*** MATERIAL ***

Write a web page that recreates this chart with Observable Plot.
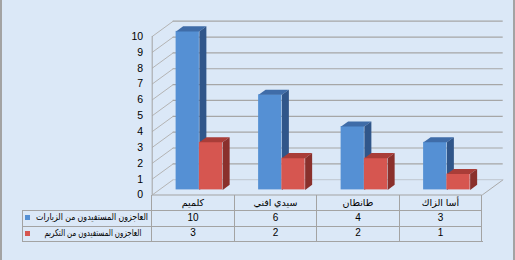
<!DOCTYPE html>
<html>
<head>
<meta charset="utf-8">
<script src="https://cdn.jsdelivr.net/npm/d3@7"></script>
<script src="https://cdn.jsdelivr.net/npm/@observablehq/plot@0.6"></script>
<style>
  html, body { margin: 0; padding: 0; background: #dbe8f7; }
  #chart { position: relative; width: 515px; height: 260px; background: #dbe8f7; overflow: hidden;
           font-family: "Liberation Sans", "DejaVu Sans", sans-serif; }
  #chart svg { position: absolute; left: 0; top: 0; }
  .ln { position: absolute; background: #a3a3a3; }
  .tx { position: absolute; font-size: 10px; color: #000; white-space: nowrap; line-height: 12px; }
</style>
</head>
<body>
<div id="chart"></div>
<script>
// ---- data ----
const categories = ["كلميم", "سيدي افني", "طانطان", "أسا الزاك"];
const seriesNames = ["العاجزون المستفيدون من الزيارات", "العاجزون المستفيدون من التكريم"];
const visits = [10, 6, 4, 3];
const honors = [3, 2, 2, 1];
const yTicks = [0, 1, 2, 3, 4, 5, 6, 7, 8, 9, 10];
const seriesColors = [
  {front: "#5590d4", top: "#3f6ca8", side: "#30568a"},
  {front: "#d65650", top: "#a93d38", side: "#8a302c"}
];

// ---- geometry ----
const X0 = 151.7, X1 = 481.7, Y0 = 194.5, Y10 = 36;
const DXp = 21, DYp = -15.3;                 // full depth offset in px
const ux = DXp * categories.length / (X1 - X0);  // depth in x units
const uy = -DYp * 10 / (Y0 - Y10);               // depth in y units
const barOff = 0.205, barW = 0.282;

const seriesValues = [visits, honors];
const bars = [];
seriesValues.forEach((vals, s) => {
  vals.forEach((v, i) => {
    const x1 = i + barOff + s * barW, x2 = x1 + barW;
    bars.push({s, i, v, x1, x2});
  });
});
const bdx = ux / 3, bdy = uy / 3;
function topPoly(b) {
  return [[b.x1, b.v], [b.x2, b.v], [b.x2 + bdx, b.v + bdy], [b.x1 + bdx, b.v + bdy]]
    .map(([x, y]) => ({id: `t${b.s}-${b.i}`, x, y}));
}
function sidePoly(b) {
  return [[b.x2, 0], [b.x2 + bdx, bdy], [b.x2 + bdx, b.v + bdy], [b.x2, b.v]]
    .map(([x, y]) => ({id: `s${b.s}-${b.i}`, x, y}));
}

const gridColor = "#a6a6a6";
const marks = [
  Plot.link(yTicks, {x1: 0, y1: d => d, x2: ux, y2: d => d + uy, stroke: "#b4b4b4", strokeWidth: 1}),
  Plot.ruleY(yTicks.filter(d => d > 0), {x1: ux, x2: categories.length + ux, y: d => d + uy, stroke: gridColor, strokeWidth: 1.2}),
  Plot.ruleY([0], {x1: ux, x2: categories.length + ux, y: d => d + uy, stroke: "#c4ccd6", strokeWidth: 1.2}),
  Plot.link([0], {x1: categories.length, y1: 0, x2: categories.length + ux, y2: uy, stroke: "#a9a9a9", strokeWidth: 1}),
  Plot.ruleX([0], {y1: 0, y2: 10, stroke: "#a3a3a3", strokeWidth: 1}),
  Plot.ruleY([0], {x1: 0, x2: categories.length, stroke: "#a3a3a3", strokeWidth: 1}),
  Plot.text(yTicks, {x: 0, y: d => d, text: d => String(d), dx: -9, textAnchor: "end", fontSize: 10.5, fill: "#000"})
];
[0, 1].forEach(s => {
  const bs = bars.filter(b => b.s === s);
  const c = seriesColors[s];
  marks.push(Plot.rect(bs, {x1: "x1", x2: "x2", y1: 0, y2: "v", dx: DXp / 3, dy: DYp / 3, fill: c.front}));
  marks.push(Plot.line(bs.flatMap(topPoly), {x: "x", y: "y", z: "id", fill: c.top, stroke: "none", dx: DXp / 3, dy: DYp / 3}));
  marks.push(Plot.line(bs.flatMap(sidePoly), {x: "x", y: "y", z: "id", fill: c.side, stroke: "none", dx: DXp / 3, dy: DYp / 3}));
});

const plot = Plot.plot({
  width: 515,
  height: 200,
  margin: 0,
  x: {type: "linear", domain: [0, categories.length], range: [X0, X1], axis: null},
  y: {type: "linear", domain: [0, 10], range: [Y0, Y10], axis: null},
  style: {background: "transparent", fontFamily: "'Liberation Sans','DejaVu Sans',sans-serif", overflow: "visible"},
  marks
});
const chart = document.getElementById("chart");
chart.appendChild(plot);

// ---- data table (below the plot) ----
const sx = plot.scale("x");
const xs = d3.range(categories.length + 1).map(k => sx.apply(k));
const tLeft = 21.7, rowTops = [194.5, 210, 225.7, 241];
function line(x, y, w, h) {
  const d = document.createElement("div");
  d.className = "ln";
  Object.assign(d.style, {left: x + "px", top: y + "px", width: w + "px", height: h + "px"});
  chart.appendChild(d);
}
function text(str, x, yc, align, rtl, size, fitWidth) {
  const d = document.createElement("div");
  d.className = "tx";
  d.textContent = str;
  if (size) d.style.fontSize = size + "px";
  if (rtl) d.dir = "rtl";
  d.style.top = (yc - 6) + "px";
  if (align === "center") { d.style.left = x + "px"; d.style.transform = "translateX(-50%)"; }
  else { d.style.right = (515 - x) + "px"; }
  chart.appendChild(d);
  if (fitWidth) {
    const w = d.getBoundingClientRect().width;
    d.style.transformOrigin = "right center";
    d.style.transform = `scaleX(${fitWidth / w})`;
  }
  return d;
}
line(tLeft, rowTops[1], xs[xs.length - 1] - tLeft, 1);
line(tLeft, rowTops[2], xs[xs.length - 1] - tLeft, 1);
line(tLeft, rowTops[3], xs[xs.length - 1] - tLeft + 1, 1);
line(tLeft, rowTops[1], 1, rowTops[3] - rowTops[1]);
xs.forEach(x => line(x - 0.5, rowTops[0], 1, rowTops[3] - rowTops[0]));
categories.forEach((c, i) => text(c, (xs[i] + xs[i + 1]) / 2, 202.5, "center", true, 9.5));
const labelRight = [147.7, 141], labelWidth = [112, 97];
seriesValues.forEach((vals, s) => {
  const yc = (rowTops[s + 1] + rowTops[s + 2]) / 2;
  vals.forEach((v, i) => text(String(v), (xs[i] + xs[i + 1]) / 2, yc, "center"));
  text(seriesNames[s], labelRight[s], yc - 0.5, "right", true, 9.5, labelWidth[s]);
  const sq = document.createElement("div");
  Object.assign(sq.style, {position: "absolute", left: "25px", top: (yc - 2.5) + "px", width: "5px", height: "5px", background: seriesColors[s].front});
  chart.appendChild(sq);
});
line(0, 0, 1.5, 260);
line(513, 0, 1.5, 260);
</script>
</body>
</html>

***

§ **PROMPT**
Take the data above and repeat it exactly, leaving each picture out.

§ **SOLUTION**
Write a web page that recreates this chart with Observable Plot.
<!DOCTYPE html>
<html>
<head>
<meta charset="utf-8">
<script src="https://cdn.jsdelivr.net/npm/d3@7"></script>
<script src="https://cdn.jsdelivr.net/npm/@observablehq/plot@0.6"></script>
<style>
  html, body { margin: 0; padding: 0; background: #dbe8f7; }
  #chart { position: relative; width: 515px; height: 260px; background: #dbe8f7; overflow: hidden;
           font-family: "Liberation Sans", "DejaVu Sans", sans-serif; }
  #chart svg { position: absolute; left: 0; top: 0; }
  .ln { position: absolute; background: #a3a3a3; }
  .tx { position: absolute; font-size: 10px; color: #000; white-space: nowrap; line-height: 12px; }
</style>
</head>
<body>
<div id="chart"></div>
<script>
// ---- data ----
const categories = ["كلميم", "سيدي افني", "طانطان", "أسا الزاك"];
const seriesNames = ["العاجزون المستفيدون من الزيارات", "العاجزون المستفيدون من التكريم"];
const visits = [10, 6, 4, 3];
const honors = [3, 2, 2, 1];
const yTicks = [0, 1, 2, 3, 4, 5, 6, 7, 8, 9, 10];
const seriesColors = [
  {front: "#5590d4", top: "#3f6ca8", side: "#30568a"},
  {front: "#d65650", top: "#a93d38", side: "#8a302c"}
];

// ---- geometry ----
const X0 = 151.7, X1 = 481.7, Y0 = 194.5, Y10 = 36;
const DXp = 21, DYp = -15.3;                 // full depth offset in px
const ux = DXp * categories.length / (X1 - X0);  // depth in x units
const uy = -DYp * 10 / (Y0 - Y10);               // depth in y units
const barOff = 0.205, barW = 0.282;

const seriesValues = [visits, honors];
const bars = [];
seriesValues.forEach((vals, s) => {
  vals.forEach((v, i) => {
    const x1 = i + barOff + s * barW, x2 = x1 + barW;
    bars.push({s, i, v, x1, x2});
  });
});
const bdx = ux / 3, bdy = uy / 3;
function topPoly(b) {
  return [[b.x1, b.v], [b.x2, b.v], [b.x2 + bdx, b.v + bdy], [b.x1 + bdx, b.v + bdy]]
    .map(([x, y]) => ({id: `t${b.s}-${b.i}`, x, y}));
}
function sidePoly(b) {
  return [[b.x2, 0], [b.x2 + bdx, bdy], [b.x2 + bdx, b.v + bdy], [b.x2, b.v]]
    .map(([x, y]) => ({id: `s${b.s}-${b.i}`, x, y}));
}

const gridColor = "#a6a6a6";
const marks = [
  Plot.link(yTicks, {x1: 0, y1: d => d, x2: ux, y2: d => d + uy, stroke: "#b4b4b4", strokeWidth: 1}),
  Plot.ruleY(yTicks.filter(d => d > 0), {x1: ux, x2: categories.length + ux, y: d => d + uy, stroke: gridColor, strokeWidth: 1.2}),
  Plot.ruleY([0], {x1: ux, x2: categories.length + ux, y: d => d + uy, stroke: "#c4ccd6", strokeWidth: 1.2}),
  Plot.link([0], {x1: categories.length, y1: 0, x2: categories.length + ux, y2: uy, stroke: "#a9a9a9", strokeWidth: 1}),
  Plot.ruleX([0], {y1: 0, y2: 10, stroke: "#a3a3a3", strokeWidth: 1}),
  Plot.ruleY([0], {x1: 0, x2: categories.length, stroke: "#a3a3a3", strokeWidth: 1}),
  Plot.text(yTicks, {x: 0, y: d => d, text: d => String(d), dx: -9, textAnchor: "end", fontSize: 10.5, fill: "#000"})
];
[0, 1].forEach(s => {
  const bs = bars.filter(b => b.s === s);
  const c = seriesColors[s];
  marks.push(Plot.rect(bs, {x1: "x1", x2: "x2", y1: 0, y2: "v", dx: DXp / 3, dy: DYp / 3, fill: c.front}));
  marks.push(Plot.line(bs.flatMap(topPoly), {x: "x", y: "y", z: "id", fill: c.top, stroke: "none", dx: DXp / 3, dy: DYp / 3}));
  marks.push(Plot.line(bs.flatMap(sidePoly), {x: "x", y: "y", z: "id", fill: c.side, stroke: "none", dx: DXp / 3, dy: DYp / 3}));
});

const plot = Plot.plot({
  width: 515,
  height: 200,
  margin: 0,
  x: {type: "linear", domain: [0, categories.length], range: [X0, X1], axis: null},
  y: {type: "linear", domain: [0, 10], range: [Y0, Y10], axis: null},
  style: {background: "transparent", fontFamily: "'Liberation Sans','DejaVu Sans',sans-serif", overflow: "visible"},
  marks
});
const chart = document.getElementById("chart");
chart.appendChild(plot);

// ---- data table (below the plot) ----
const sx = plot.scale("x");
const xs = d3.range(categories.length + 1).map(k => sx.apply(k));
const tLeft = 21.7, rowTops = [194.5, 210, 225.7, 241];
function line(x, y, w, h) {
  const d = document.createElement("div");
  d.className = "ln";
  Object.assign(d.style, {left: x + "px", top: y + "px", width: w + "px", height: h + "px"});
  chart.appendChild(d);
}
function text(str, x, yc, align, rtl, size, fitWidth) {
  const d = document.createElement("div");
  d.className = "tx";
  d.textContent = str;
  if (size) d.style.fontSize = size + "px";
  if (rtl) d.dir = "rtl";
  d.style.top = (yc - 6) + "px";
  if (align === "center") { d.style.left = x + "px"; d.style.transform = "translateX(-50%)"; }
  else { d.style.right = (515 - x) + "px"; }
  chart.appendChild(d);
  if (fitWidth) {
    const w = d.getBoundingClientRect().width;
    d.style.transformOrigin = "right center";
    d.style.transform = `scaleX(${fitWidth / w})`;
  }
  return d;
}
line(tLeft, rowTops[1], xs[xs.length - 1] - tLeft, 1);
line(tLeft, rowTops[2], xs[xs.length - 1] - tLeft, 1);
line(tLeft, rowTops[3], xs[xs.length - 1] - tLeft + 1, 1);
line(tLeft, rowTops[1], 1, rowTops[3] - rowTops[1]);
xs.forEach(x => line(x - 0.5, rowTops[0], 1, rowTops[3] - rowTops[0]));
categories.forEach((c, i) => text(c, (xs[i] + xs[i + 1]) / 2, 202.5, "center", true, 9.5));
const labelRight = [147.7, 141], labelWidth = [112, 97];
seriesValues.forEach((vals, s) => {
  const yc = (rowTops[s + 1] + rowTops[s + 2]) / 2;
  vals.forEach((v, i) => text(String(v), (xs[i] + xs[i + 1]) / 2, yc, "center"));
  text(seriesNames[s], labelRight[s], yc - 0.5, "right", true, 9.5, labelWidth[s]);
  const sq = document.createElement("div");
  Object.assign(sq.style, {position: "absolute", left: "25px", top: (yc - 2.5) + "px", width: "5px", height: "5px", background: seriesColors[s].front});
  chart.appendChild(sq);
});
line(0, 0, 1.5, 260);
line(513, 0, 1.5, 260);
</script>
</body>
</html>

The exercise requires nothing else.